Problem. Use the ML inequality to show that $\lim_{R \to \infty} \int_{C_R} \frac{e^{iz}}{z}\, dz = 0$ Where $C_R$ is the upper semicircle $|z| = R$, $\mathrm{Im}(z) \geq 0$.

On $C_R$: $z = Re^{i\theta}$, $0 \leq \theta \leq \pi$. $|e^{iz}| = |e^{iR(\cos\theta + i\sin\theta)}| = e^{-R\sin\theta}$.

$\left|\int_{C_R} \frac{e^{iz}}{z}\, dz\right| \leq \int_0^\pi \frac{e^{-R\sin\theta}}{R} \cdot R\, d\theta = \int_0^\pi e^{-R\sin\theta}\, d\theta$.

By Jordan’s inequality $\sin\theta \geq \frac{2\theta}{\pi}$ for $\theta \in [0, \pi/2]$:

$\leq 2\int_0^{\pi/2} e^{-2R\theta/\pi}\, d\theta = \frac{\pi}{R}(1 - e^{-R}) \to 0$ as $R \to \infty$. $\blacksquare$

Problem.
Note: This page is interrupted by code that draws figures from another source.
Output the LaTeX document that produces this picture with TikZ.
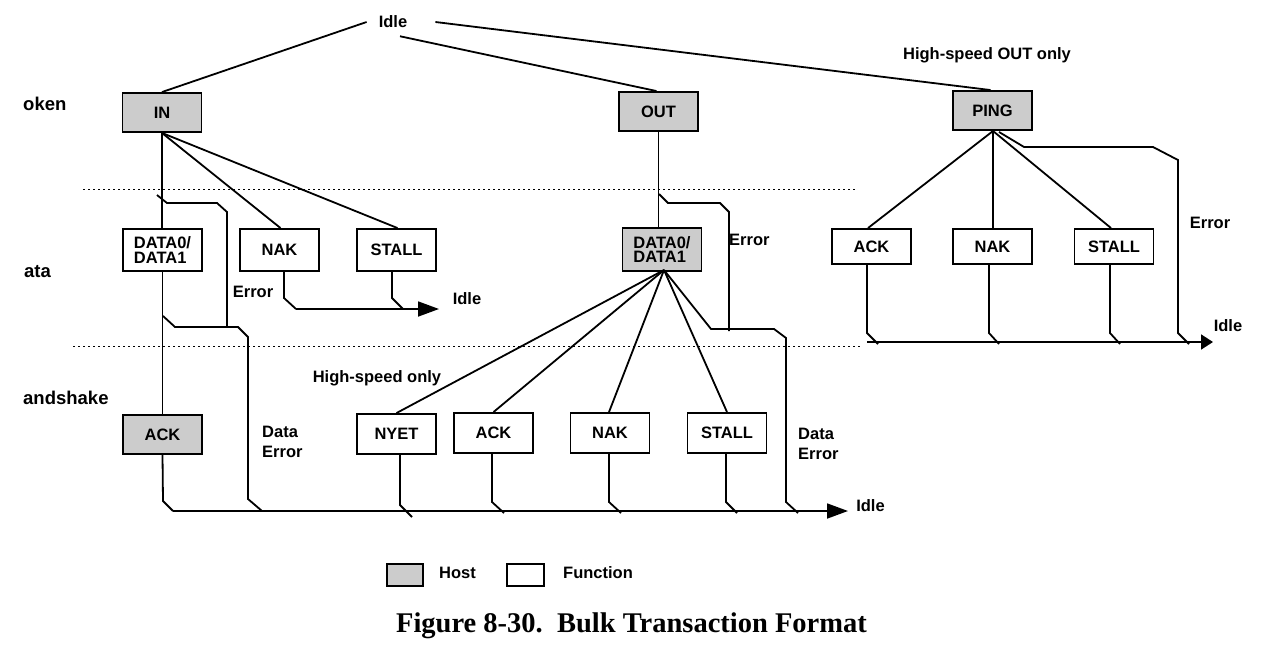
\documentclass[tikz,border=0pt]{standalone}
\usepackage{fontspec}
\setmainfont{Liberation Sans}
\newfontfamily\capfont{Liberation Serif}
\usetikzlibrary{arrows.meta}
\definecolor{hostgray}{HTML}{CCCCCC}
\begin{document}
\begin{tikzpicture}[x=1pt,y=-1pt,
  lbl/.style={font=\bfseries\fontsize{16.5}{14.5}\selectfont, inner sep=0pt},
  phase/.style={font=\bfseries\fontsize{18.5}{20}\selectfont, inner sep=0pt, anchor=west},
  box/.style={draw, line width=1.9pt, minimum width=79pt, inner sep=0pt, lbl, align=left},
  host/.style={box, fill=hostgray},
  func/.style={box, fill=white},
  conn/.style={line width=1.8pt},
  sep/.style={line width=0.9pt, dash pattern=on 2pt off 3pt},
  arr/.style={conn, -{Triangle[length=21pt,width=15pt]}},
  arrs/.style={conn, -{Triangle[length=12pt,width=15pt]}},
]
\useasboundingbox (0,0) rectangle (1272,651);
\fill[white] (0,0) rectangle (1272,651);

% phase labels
\node[phase] (tok) at (23,104) {oken};
\node[phase] (dat) at (24,272) {ata};
\node[phase] (hsk) at (23,398) {andshake};

% separators
\draw[sep] (83,189) -- (857,189);
\draw[sep] (73,346) -- (862,346);

% top idle
\node[lbl, inner xsep=12pt, inner ysep=8pt] (idle) at (393,22) {Idle};

% token boxes
\node[host, minimum height=39pt] (IN) at (162,112.5) {IN};
\node[host, minimum height=39pt] (OUT) at (658.5,111.5) {OUT};
\node[host, minimum height=39pt] (PING) at (992.5,110.5) {PING};
\node[lbl] (hsout) at (987,55) {High-speed OUT only};

\draw[conn] (idle.west) -- (IN.north);
\draw[conn] ([xshift=7pt]idle.south) -- ([xshift=-2pt]OUT.north);
\draw[conn] ([xshift=16pt]idle.east) -- ([xshift=-2pt]PING.north);

% ---------- IN branch ----------
\node[func, minimum height=42pt] (D0L) at (162.5,250) {DATA0/\\DATA1};
\node[func, minimum height=42pt] (NAKL) at (279.5,250) {NAK};
\node[func, minimum height=42pt] (STALLL) at (396.5,250) {STALL};
\node[host, minimum height=39pt] (ACKH) at (162.5,434.5) {ACK};

\draw[conn] (IN.south) -- (IN.south |- D0L.north);
\draw[conn] (IN.south) -- ([xshift=1pt]NAKL.north);
\draw[conn] (IN.south) -- ([xshift=1pt]STALLL.north);
\draw[conn] (D0L.south) -- (ACKH.north);

% error from IN
\coordinate (e1) at (157,195);
\coordinate (e1j) at (227,327);
\draw[conn] (e1) -- (167,203) -- (217,203) -- (227,212) -- (e1j);
% data error left
\coordinate (de1) at (163,316);
\coordinate (de1e) at (262,511);
\draw[conn] (de1) -- (175,327) -- (238,327) -- (248,337) -- (248,499) -- (de1e);
\node[lbl] (errL) at (253,292) {Error};
\node[lbl, anchor=west, align=left] (deL) at (262,442) {Data\\[5pt]Error};

% NAK/STALL -> Idle
\coordinate (nk1) at (296,309);
\coordinate (st1) at (403,309);
\coordinate (idleA) at (439,309);
\draw[conn] ([xshift=4.5pt]NAKL.south) -- (284,298) -- (nk1);
\draw[conn] ([xshift=-4.5pt]STALLL.south) -- (392,298) -- (st1);
\draw[arr] (nk1) -- (idleA);
\node[lbl] (idleL) at (467,299) {Idle};

% ---------- OUT branch ----------
\node[host, minimum height=43pt] (D0M) at (662,249.5) {DATA0/\\DATA1};
\draw[conn] (OUT.south) -- (OUT.south |- D0M.north);
\coordinate (e2) at (659,194);
\coordinate (e2j) at (729,331);
\draw[conn] (e2) -- (668,203) -- (720,203) -- (729,212) -- (e2j);
\node[lbl, anchor=west] (errM) at (729,240) {Error};

\node[func, minimum height=40pt] (NYET) at (396.5,434) {NYET};
\node[func, minimum height=40pt] (ACKB) at (493.5,433) {ACK};
\node[func, minimum height=40pt] (NAKB) at (610,433) {NAK};
\node[func, minimum height=40pt] (STALLB) at (727,433) {STALL};
\node[lbl] (hso) at (377,378) {High-speed only};

\coordinate (fan) at (664,270);
\draw[conn] (fan) -- (NYET.north);
\draw[conn] (fan) -- (ACKB.north);
\draw[conn] (fan) -- ([xshift=-1pt]NAKB.north);
\draw[conn] (fan) -- (STALLB.north);
\coordinate (de2e) at (798,513);
\draw[conn] (fan) -- (711,329) -- (774,329) -- (786,338) -- (786,502) -- (de2e);
\node[lbl, anchor=west, align=left] (deM) at (798,444) {Data\\[5pt]Error};

% bottom bus
\coordinate (ackh1) at (173,511);
\coordinate (idleB) at (848,511);
\draw[conn] (ACKH.south) -- (163,501) -- (ackh1);
\draw[conn] ([xshift=3.5pt]NYET.south) -- (400,505) -- (412,517);
\draw[conn] ([xshift=-1.5pt]ACKB.south) -- (492,502) -- (504,513);
\draw[conn] ([xshift=-1pt]NAKB.south) -- (609,502) -- (621,513);
\draw[conn] ([xshift=-1pt]STALLB.south) -- (726,502) -- (737,513);
\draw[arr] (ackh1) -- (idleB);
\node[lbl] (idleBl) at (870.5,506) {Idle};

% ---------- PING branch ----------
\node[func, minimum height=35pt] (ACKR) at (871.5,246.5) {ACK};
\node[func, minimum height=35pt] (NAKR) at (992.5,246.5) {NAK};
\node[func, minimum height=35pt] (STALLR) at (1114,246.5) {STALL};
\coordinate (pf) at (993,131);
\draw[conn] (pf) -- ([xshift=-3.5pt]ACKR.north);
\draw[conn] (pf) -- (pf |- NAKR.north);
\draw[conn] (pf) -- ([xshift=-3pt]STALLR.north);
\coordinate (e3) at (999,132);
\coordinate (e3e) at (1189,344);
\draw[conn] (e3) -- (1024,147) -- (1153,147) -- (1178,160) -- (1178,333) -- (e3e);
\node[lbl] (errR) at (1210,223) {Error};

\coordinate (ar1) at (867,342);
\coordinate (idleC) at (1213,342);
\draw[conn] ([xshift=-4.5pt]ACKR.south) -- (867,333) -- (878,344);
\draw[conn] ([xshift=-3.5pt]NAKR.south) -- (989,333) -- (999,344);
\draw[conn] ([xshift=-4pt]STALLR.south) -- (1110,333) -- (1120,344);
\draw[arrs] (ar1) -- (idleC);
\node[lbl] (idleCl) at (1228,326) {Idle};

% legend
\node[draw, line width=1.8pt, fill=hostgray, minimum width=36pt, minimum height=22pt, inner sep=0pt] (lgH) at (405,575) {};
\node[lbl, anchor=west] (lgHt) at (439,573) {Host};
\node[draw, line width=1.8pt, fill=white, minimum width=37pt, minimum height=22pt, inner sep=0pt] (lgF) at (525.5,575) {};
\node[lbl, anchor=west] (lgFt) at (563,573) {Function};

% caption
\node[font=\capfont\bfseries\fontsize{28.5}{30}\selectfont, inner sep=0pt, anchor=base] (cap) at (631.5,632) {Figure 8-30.\ \ Bulk Transaction Format};
\end{tikzpicture}
\end{document}
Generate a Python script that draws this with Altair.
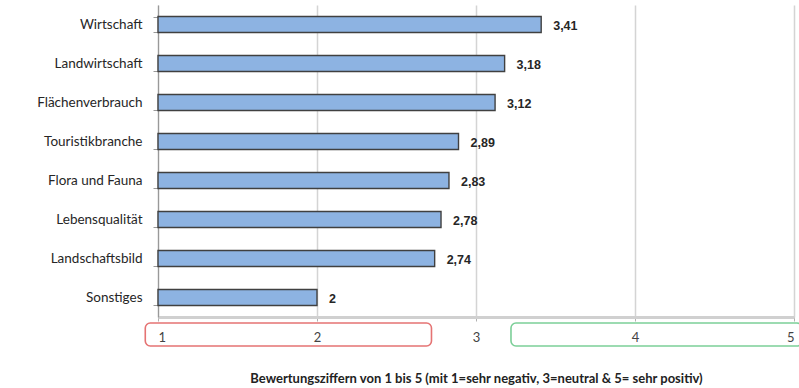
import altair as alt
import pandas as pd

# Ratings per topic (1 = sehr negativ, 3 = neutral, 5 = sehr positiv)
categories = ["Wirtschaft", "Landwirtschaft", "Flächenverbrauch", "Touristikbranche",
              "Flora und Fauna", "Lebensqualität", "Landschaftsbild", "Sonstiges"]
values = [3.41, 3.18, 3.12, 2.89, 2.83, 2.78, 2.74, 2.0]
value_labels = ["3,41", "3,18", "3,12", "2,89", "2,83", "2,78", "2,74", "2"]

# Highlight boxes around the negative and positive ends of the scale
band_names = ["negativ", "positiv"]
band_start = [0.92, 3.22]
band_end = [2.72, 5.05]
band_colors = ["#e57373", "#7ccf98"]

df = pd.DataFrame({"Kategorie": categories, "Wert": values, "Label": value_labels})
bands = pd.DataFrame({"Bereich": band_names, "x0": band_start, "x1": band_end,
                      "Farbe": band_colors})

FONT = "Lato"

x_scale = alt.Scale(domain=[1, 5], nice=False, zero=False)
y_enc = alt.Y("Kategorie:N", sort=categories,
              scale=alt.Scale(paddingInner=0.59, paddingOuter=0.295),
              axis=alt.Axis(title=None, labelFont=FONT, labelFontSize=13.5,
                            labelColor="#262626", labelPadding=11,
                            tickBand="extent", tickSize=5, tickColor="#999999",
                            domainColor="#999999", domainWidth=1.2))

bars = alt.Chart(df).mark_bar(size=16, color="#8db3e2", stroke="#404040",
                              strokeWidth=1.4).encode(
    x=alt.X("Wert:Q", scale=x_scale,
            axis=alt.Axis(values=[1, 2, 3, 4, 5], format="d", grid=True,
                          gridColor="#d4d4d4", gridWidth=1.5,
                          domainColor="#d0d0d0", domainWidth=3,
                          tickColor="#b0b0b0", tickSize=4,
                          labelFont=FONT, labelFontSize=13, labelColor="#444444",
                          labelPadding=10,
                          title="Bewertungsziffern von 1 bis 5 (mit 1=sehr negativ, 3=neutral & 5= sehr positiv)",
                          titleFont=FONT, titleFontSize=13, titleFontWeight="bold",
                          titleColor="#222222", titlePadding=28)),
    x2=alt.datum(1),
    y=y_enc,
)

text = alt.Chart(df).mark_text(align="left", baseline="middle", dx=12, dy=1,
                               font="Liberation Sans", fontSize=12.5,
                               fontWeight="bold", color="#262626").encode(
    x=alt.X("Wert:Q", scale=x_scale),
    y=alt.Y("Kategorie:N", sort=categories),
    text="Label:N",
)

boxes = alt.Chart(bands).mark_rect(filled=False, cornerRadius=5, strokeWidth=1.6,
                                   clip=False).encode(
    x=alt.X("x0:Q", scale=x_scale),
    x2="x1:Q",
    y=alt.value(318),
    y2=alt.value(341),
    stroke=alt.Color("Farbe:N", scale=None),
)

chart = alt.layer(boxes, bars, text).properties(
    width=636, height=312,
    autosize=alt.AutoSizeParams(type="none"),
    padding={"left": 158, "top": 5, "right": 5, "bottom": 71},
).configure_view(stroke=None)

chart.save("out.html", embed_options={"renderer": "svg", "actions": False})
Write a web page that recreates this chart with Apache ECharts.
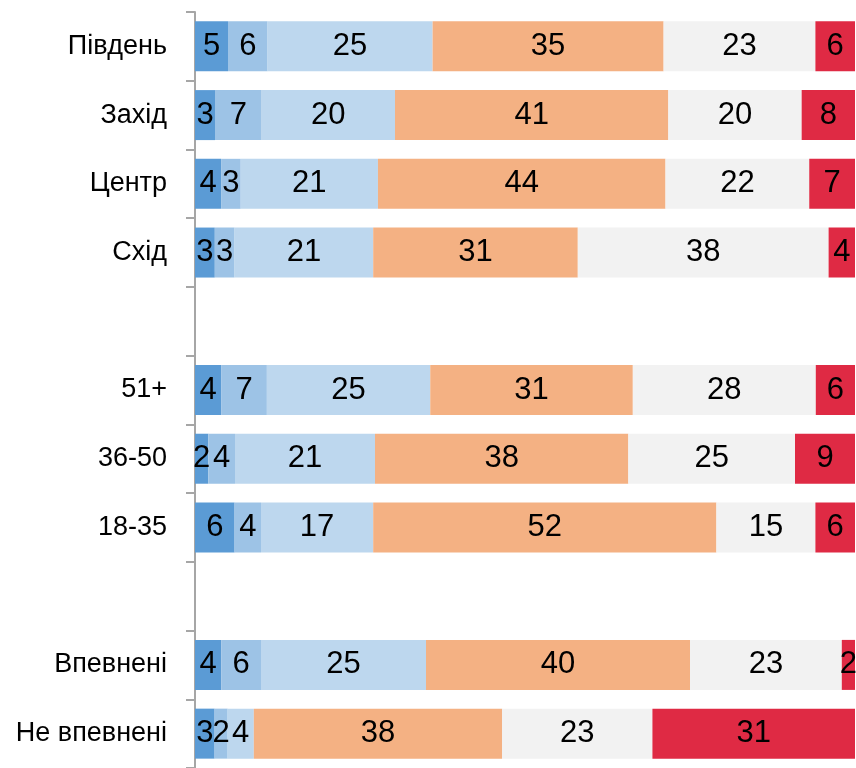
<!DOCTYPE html>
<html>
<head>
<meta charset="utf-8">
<script src="https://cdn.jsdelivr.net/npm/echarts@6/dist/echarts.min.js"></script>
<style>
  html, body { margin: 0; padding: 0; background: #fff; }
  #chart { width: 856px; height: 768px; }
</style>
</head>
<body>
<div id="chart"></div>
<script>
// категорії (порожні рядки - розриви між групами)
var categories = ['Південь', 'Захід', 'Центр', 'Схід', '', '51+', '36-50', '18-35', '', 'Впевнені', 'Не впевнені'];

// значення по сегментах, зліва направо
var definitelyYes = [5, 3, 4, 3, null, 4, 2, 6, null, 4, 3];
var ratherYes     = [6, 7, 3, 3, null, 7, 4, 4, null, 6, 2];
var partlyYes     = [25, 20, 21, 21, null, 25, 21, 17, null, 25, 4];
var ratherNo      = [35, 41, 44, 31, null, 31, 38, 52, null, 40, 38];
var definitelyNo  = [23, 20, 22, 38, null, 28, 25, 15, null, 23, 23];
var hardToSay     = [6, 8, 7, 4, null, 6, 9, 6, null, 2, 31];

var seriesList = [
    { name: 'Точно так', data: definitelyYes, color: '#5B9BD5' },
    { name: 'Скоріше так', data: ratherYes, color: '#9DC3E6' },
    { name: 'Частково', data: partlyYes, color: '#BDD7EE' },
    { name: 'Скоріше ні', data: ratherNo, color: '#F4B183' },
    { name: 'Точно ні', data: definitelyNo, color: '#F2F2F2' },
    { name: 'Важко сказати', data: hardToSay, color: '#DF2A44' }
];

// суми рядків для 100% накопичення
var rowSums = categories.map(function(c, i) {
    var s = 0;
    seriesList.forEach(function(item) { s += item.data[i] || 0; });
    return s;
});

var fontFamily = '"Liberation Sans Narrow", "Arial Narrow", "Liberation Sans", Arial, sans-serif';

var chart = echarts.init(document.getElementById('chart'));

var option = {
    animation: false,
    grid: { left: 195, right: 1, top: 12, bottom: -6 },
    xAxis: {
        type: 'value',
        min: 0,
        max: 100,
        show: false
    },
    yAxis: {
        type: 'category',
        data: categories,
        inverse: true,
        axisLine: { show: true, lineStyle: { color: '#A6A6A6', width: 2 } },
        axisTick: { show: true, length: 9, lineStyle: { color: '#A6A6A6', width: 2 } },
        axisLabel: {
            margin: 28,
            color: '#000',
            fontFamily: fontFamily,
            fontSize: 27
        },
        splitLine: { show: false }
    },
    series: seriesList.map(function(item) {
        return {
            name: item.name,
            type: 'bar',
            stack: 'total',
            barWidth: 50,
            itemStyle: { color: item.color },
            label: {
                show: true,
                position: 'inside',
                color: '#000',
                fontFamily: fontFamily,
                fontSize: 31,
                formatter: function(p) { return p.data.raw; }
            },
            data: item.data.map(function(v, i) {
                if (v === null) return null;
                return { value: v / rowSums[i] * 100, raw: v };
            })
        };
    })
};

chart.setOption(option);
</script>
</body>
</html>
Bound $\left|\int_\gamma \frac{dz}{z^2 + 4}\right|$ where $\gamma$ is $|z| = 3$.

On $\gamma$: $|z^2 + 4| \geq |z|^2 - 4 = 9 - 4 = 5$ (reverse triangle inequality). So $\left|\frac{1}{z^2 + 4}\right| \leq \frac{1}{5}$.

Length of $\gamma$: $L = 2\pi \cdot 3 = 6\pi$.

$\left|\int_\gamma \frac{dz}{z^2 + 4}\right| \leq \frac{1}{5} \cdot 6\pi = \frac{6\pi}{5}$.

Problem. Evaluate $\int_\gamma \cos z\, dz$ where $\gamma$ is any path from $0$ to $\pi + i$.

Since $\cos z$ is entire with antiderivative $\sin z$:

$\int_\gamma \cos z\, dz = \sin(\pi + i) - \sin(0) = \sin(\pi + i)$.

$\sin(\pi + i) = \sin\pi\cosh 1 + i\cos\pi\sinh 1 = -i\sinh 1$.

So the integral equals $-i\sinh 1$.

Problem. Evaluate $\int_\gamma e^{2z}\, dz$ where $\gamma$ is any path from $1$ to $i$.

Antiderivative: $\frac{1}{2}e^{2z}$.

$\int_\gamma e^{2z}\, dz = \frac{1}{2}(e^{2i} - e^{2})$.